◆ Your goal ◆
List, from the lines below, each one with "React" in it.

◆ Raw data ◆
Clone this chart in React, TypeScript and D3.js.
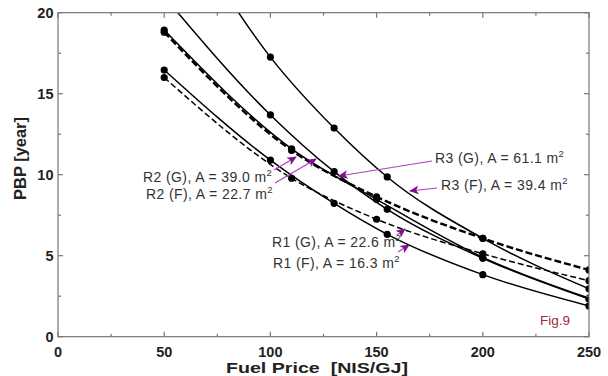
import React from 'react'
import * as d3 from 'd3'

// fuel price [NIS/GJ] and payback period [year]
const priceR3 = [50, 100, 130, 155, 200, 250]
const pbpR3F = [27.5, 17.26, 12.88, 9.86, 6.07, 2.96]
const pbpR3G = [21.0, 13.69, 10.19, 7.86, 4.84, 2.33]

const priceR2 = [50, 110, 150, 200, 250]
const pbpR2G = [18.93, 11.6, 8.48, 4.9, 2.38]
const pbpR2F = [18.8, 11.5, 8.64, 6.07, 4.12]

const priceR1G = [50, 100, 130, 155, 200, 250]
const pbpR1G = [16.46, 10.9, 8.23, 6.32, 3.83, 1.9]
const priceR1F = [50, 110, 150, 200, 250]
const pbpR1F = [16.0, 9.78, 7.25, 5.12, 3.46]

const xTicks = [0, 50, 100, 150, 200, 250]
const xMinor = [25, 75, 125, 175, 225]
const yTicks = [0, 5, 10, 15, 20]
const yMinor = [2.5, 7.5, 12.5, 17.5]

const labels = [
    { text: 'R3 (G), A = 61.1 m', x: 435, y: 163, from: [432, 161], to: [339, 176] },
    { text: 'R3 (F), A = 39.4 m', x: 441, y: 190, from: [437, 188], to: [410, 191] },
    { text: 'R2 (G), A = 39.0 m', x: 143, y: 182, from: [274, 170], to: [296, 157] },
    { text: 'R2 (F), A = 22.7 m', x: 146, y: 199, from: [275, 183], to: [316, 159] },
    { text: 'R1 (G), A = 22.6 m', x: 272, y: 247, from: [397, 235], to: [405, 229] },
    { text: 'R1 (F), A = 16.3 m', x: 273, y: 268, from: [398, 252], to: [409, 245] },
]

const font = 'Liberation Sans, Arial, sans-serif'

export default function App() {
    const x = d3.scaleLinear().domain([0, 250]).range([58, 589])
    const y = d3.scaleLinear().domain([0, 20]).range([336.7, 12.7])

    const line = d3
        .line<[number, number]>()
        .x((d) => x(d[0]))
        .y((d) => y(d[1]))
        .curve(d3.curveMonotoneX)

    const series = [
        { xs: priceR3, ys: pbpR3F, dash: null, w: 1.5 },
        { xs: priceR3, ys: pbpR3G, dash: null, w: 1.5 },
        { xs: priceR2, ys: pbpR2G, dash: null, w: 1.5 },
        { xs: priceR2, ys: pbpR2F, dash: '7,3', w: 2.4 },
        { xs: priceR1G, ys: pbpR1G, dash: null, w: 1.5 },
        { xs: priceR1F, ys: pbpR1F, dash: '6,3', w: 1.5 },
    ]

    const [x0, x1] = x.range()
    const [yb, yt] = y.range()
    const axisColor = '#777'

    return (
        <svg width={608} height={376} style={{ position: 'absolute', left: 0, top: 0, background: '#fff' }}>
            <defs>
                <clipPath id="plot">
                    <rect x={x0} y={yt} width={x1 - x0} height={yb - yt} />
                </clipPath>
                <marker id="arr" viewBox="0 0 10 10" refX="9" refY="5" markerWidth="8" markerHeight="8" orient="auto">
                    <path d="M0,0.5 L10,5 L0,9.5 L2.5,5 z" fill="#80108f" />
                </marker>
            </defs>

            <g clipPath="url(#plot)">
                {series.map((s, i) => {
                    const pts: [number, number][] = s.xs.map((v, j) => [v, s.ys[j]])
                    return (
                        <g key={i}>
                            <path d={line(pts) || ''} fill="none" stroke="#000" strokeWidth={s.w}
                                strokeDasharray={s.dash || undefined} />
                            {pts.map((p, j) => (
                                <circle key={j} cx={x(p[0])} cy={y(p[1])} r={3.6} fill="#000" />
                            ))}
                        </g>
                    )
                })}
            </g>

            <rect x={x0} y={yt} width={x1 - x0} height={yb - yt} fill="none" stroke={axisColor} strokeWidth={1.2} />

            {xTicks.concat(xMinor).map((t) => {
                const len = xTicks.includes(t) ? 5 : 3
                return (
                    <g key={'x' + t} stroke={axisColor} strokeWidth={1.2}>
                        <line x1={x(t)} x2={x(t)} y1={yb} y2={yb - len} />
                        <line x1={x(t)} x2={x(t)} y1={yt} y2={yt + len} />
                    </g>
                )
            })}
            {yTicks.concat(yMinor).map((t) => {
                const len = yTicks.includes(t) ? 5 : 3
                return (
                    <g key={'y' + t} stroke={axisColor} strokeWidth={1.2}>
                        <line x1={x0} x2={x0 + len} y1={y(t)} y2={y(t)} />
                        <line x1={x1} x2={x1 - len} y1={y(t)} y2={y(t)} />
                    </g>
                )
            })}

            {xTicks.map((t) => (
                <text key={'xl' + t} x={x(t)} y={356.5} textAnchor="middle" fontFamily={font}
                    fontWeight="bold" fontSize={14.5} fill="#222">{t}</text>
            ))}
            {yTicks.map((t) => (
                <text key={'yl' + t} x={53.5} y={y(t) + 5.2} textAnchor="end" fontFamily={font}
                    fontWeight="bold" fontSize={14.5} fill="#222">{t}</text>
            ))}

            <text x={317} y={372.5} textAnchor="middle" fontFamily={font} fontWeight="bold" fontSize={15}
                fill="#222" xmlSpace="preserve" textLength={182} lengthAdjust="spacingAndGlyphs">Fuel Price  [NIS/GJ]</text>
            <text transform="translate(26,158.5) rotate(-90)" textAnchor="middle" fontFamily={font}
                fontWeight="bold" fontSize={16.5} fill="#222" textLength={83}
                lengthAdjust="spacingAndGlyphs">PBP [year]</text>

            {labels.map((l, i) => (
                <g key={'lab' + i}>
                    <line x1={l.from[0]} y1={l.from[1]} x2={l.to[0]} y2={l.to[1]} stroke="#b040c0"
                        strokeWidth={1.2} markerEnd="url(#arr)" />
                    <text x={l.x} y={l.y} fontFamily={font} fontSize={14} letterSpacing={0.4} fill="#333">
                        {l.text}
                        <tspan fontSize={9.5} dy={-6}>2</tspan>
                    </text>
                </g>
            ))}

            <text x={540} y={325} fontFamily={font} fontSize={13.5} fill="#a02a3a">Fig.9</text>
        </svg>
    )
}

◆ Full answer ◆
Clone this chart in React, TypeScript and D3.js.
import React from 'react'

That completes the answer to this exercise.